Creates an output hash according to MIP-004.
This function uses the raw output string as the payload.
"""
# Step 2.1: The output is a raw string, so no special processing is needed.
# Call the core hashing function with the raw data.
return _create_hash_from_payload(output_string, identifier_from_purchaser)
Rationale
This proposed solution is chosen for the following reasons:
- End-to-End Verifiability: Hashing both the input and output with a shared identifier creates a cryptographically verifiable record of the entire transaction, from request to result.
- Unambiguous by Design: The use of a fixed semicolon (
;
) separator between the identifier and the data payload is a critical security feature.

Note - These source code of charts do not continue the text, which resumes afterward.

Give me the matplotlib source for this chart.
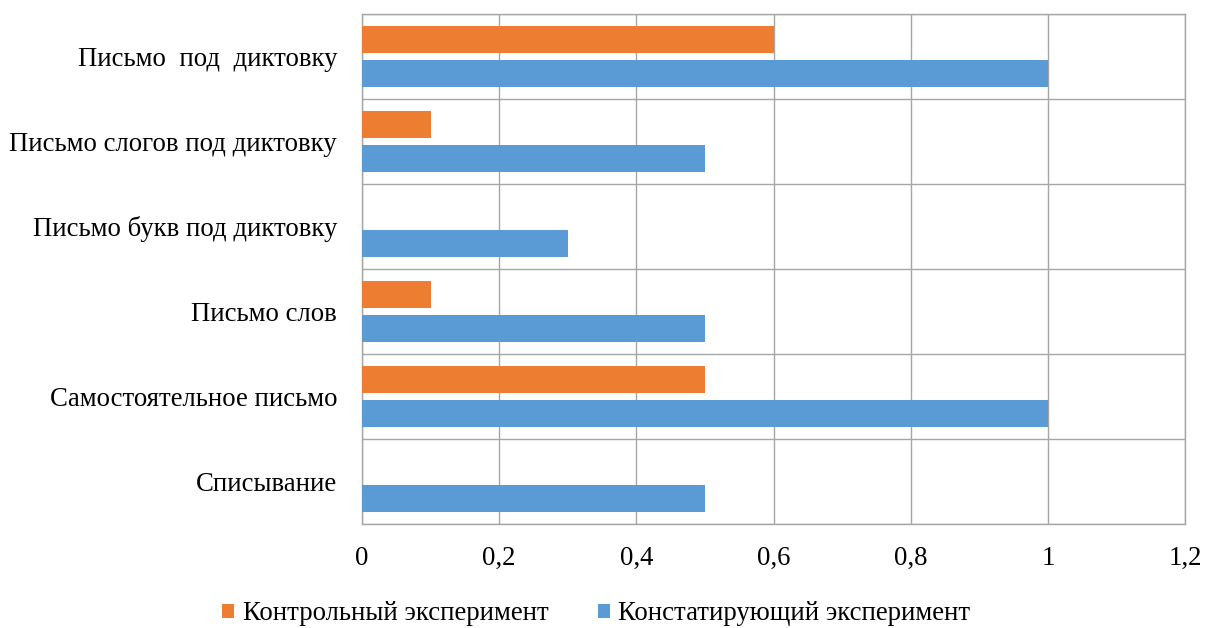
import numpy as np
import matplotlib.pyplot as plt

plt.rcParams['font.family'] = ['Liberation Serif', 'DejaVu Serif']

categories = ["Письмо  под  диктовку", "Письмо слогов под диктовку", "Письмо букв под диктовку",
              "Письмо слов", "Самостоятельное письмо", "Списывание"]
control = [0.6, 0.1, 0, 0.1, 0.5, 0]
constat = [1, 0.5, 0.3, 0.5, 1, 0.5]
xticks = [0, 0.2, 0.4, 0.6, 0.8, 1, 1.2]
xtick_labels = ["0", "0,2", "0,4", "0,6", "0,8", "1", "1,2"]

orange = '#ed7d31'
blue = '#5b9bd5'
grid_c = '#a6a6a6'

fig = plt.figure(figsize=(12.07, 6.28), dpi=100)
ax = fig.add_axes([362/1207, 1 - 524/628, (1185-362)/1207, (524-14)/628])

y = np.arange(len(categories))
h = 0.32
ax.barh(y - 0.2, control, height=h, color=orange, label="Контрольный эксперимент", zorder=3)
ax.barh(y + 0.2, constat, height=h, color=blue, label="Констатирующий эксперимент", zorder=3)

ax.set_ylim(len(categories) - 0.5, -0.5)
ax.set_xlim(0, 1.2)
ax.set_yticks(y)
ax.set_yticklabels(categories, fontsize=19.3)
ax.set_xticks(xticks)
ax.set_xticklabels(xtick_labels, fontsize=19.3)
ax.tick_params(length=0)
ax.tick_params(axis='y', pad=18)
ax.tick_params(axis='x', pad=16)

# сетка по границам категорий
for b in np.arange(-0.5, len(categories), 1):
    ax.axhline(b, color=grid_c, lw=1, zorder=1)
ax.grid(axis='x', color=grid_c, lw=1, zorder=1)
for s in ax.spines.values():
    s.set_color(grid_c)
    s.set_linewidth(1)

fig.legend(loc='center', bbox_to_anchor=(0.494, 1 - 614/628), ncol=2, frameon=False,
           fontsize=19.3, handlelength=0.45, handleheight=0.45, handletextpad=0.3,
           columnspacing=1.85)

fig.savefig('out.png', dpi=100)
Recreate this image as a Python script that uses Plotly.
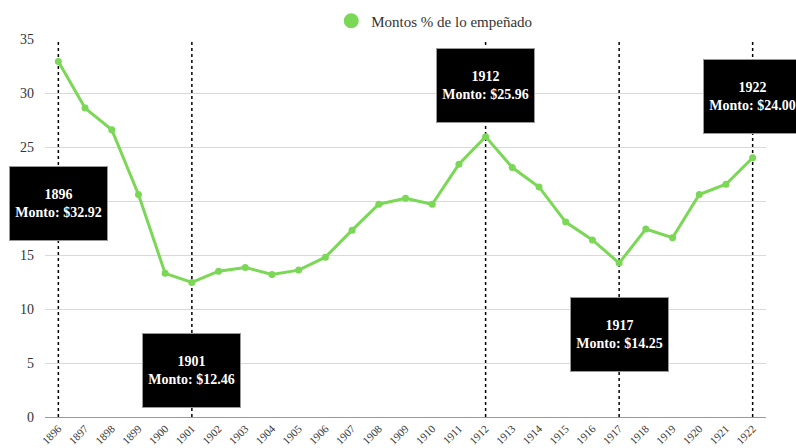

It creates an unambiguous pre-image, preventing potential 'Concatenation Ambiguity' attacks where a malicious actor could craft inputs to cause a hash collision. - Based on Open Standards: The standard leverages widely adopted and vetted standards: SHA-256 for cryptographic security and RFC 8785 for deterministic serialization of inputs.

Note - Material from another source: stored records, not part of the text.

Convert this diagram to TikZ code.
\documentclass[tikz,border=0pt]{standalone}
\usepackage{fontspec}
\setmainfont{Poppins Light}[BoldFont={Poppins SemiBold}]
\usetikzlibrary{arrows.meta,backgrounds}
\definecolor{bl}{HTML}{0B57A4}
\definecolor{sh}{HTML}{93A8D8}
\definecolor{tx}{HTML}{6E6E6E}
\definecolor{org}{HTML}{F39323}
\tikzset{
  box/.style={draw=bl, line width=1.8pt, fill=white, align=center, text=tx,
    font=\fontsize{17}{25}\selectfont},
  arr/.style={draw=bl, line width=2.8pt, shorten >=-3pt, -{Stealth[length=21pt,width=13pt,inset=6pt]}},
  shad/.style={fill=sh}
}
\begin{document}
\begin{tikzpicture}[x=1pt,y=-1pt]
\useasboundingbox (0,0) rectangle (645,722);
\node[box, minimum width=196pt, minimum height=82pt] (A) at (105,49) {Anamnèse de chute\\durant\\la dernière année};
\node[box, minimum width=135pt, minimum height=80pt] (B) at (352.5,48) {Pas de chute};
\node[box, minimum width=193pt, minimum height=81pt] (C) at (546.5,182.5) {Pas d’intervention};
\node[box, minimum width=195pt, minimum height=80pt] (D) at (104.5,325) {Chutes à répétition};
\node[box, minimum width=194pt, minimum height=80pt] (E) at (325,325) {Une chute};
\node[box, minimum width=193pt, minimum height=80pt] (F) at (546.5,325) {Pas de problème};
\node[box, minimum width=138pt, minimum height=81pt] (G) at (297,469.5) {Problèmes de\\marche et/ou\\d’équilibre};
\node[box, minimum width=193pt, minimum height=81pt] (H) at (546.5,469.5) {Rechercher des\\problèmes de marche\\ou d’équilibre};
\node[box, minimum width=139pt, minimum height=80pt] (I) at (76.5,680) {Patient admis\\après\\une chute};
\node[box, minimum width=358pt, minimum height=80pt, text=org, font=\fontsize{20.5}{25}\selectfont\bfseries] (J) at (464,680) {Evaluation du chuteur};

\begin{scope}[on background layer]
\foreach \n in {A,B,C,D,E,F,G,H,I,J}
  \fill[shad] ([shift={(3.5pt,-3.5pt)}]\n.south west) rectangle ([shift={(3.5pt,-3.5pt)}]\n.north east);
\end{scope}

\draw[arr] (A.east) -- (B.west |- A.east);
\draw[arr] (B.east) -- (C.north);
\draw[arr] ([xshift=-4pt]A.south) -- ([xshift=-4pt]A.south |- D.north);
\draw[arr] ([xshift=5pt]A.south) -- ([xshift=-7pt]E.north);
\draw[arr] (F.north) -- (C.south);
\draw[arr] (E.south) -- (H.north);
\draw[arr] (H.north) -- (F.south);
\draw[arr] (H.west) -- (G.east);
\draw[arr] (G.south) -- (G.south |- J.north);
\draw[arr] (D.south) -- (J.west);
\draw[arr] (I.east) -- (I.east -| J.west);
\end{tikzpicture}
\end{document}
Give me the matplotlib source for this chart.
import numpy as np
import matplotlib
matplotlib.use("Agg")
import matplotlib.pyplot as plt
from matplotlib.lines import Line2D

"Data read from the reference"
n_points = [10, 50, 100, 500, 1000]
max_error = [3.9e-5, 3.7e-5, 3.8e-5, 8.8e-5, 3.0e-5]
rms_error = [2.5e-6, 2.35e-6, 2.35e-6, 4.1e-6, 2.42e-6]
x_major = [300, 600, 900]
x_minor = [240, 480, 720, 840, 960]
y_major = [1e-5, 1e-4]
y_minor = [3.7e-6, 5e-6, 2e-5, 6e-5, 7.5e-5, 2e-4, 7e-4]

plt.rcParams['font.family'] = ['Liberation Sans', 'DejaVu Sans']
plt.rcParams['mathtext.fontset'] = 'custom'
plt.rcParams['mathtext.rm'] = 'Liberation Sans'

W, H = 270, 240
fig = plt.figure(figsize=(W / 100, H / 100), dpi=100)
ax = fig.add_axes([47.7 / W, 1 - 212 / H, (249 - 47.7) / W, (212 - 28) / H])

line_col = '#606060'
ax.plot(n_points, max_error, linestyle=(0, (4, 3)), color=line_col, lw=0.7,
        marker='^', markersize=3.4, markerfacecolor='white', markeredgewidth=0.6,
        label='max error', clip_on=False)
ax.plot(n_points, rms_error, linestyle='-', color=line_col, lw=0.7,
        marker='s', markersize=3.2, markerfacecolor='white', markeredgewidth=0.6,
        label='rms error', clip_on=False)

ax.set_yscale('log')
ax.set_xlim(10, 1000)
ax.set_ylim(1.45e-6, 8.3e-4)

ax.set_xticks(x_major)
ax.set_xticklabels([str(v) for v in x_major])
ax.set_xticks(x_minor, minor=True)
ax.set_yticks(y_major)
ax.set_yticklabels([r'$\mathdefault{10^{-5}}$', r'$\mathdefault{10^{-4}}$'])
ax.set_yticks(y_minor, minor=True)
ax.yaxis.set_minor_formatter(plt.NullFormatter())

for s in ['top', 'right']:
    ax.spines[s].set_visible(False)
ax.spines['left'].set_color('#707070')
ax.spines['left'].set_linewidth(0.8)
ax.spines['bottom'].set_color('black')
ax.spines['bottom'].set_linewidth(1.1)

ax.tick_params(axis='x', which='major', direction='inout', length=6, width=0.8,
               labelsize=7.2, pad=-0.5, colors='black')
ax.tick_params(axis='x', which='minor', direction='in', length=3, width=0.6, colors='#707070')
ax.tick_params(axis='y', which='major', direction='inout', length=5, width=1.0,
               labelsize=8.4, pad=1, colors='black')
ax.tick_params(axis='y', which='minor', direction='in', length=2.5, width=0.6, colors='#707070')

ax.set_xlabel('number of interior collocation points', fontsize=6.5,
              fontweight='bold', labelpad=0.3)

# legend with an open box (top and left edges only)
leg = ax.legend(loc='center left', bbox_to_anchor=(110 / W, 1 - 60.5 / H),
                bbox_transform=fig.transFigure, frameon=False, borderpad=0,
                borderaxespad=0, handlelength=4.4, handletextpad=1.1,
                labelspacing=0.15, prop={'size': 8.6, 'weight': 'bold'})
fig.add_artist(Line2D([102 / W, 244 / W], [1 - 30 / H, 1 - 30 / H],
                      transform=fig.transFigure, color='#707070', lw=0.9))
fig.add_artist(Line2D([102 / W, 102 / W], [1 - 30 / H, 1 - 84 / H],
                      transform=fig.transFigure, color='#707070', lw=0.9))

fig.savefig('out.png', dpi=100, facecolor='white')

- Simplicity and Clarity: The processes are straightforward and easy for developers to understand and implement across different programming languages, fostering wide adoption.
- Deterministic by Design: The use of canonical JSON for inputs is critical for ensuring that any participant in the network can reliably reproduce the input hash given the same initial data.
Risks and Considerations
- Limited Extensibility: The current proposal does not include a versioning or a flexible structure for adding more contextual data to the hash (e.g., a timestamp or nonce). Future extensions would require a new MIP.
- Implementation Correctness: The security of the entire system relies on all parties using a correct and compliant RFC 8785 library for the input hash. An incorrect implementation would lead to hash mismatches and system failure.
- Output Data Type: This specification assumes the agent
output
is a UTF-8 string. If agents need to produce structured data (like JSON) or binary data, a future MIP may be required to define a canonicalization or encoding scheme for outputs to ensure determinism.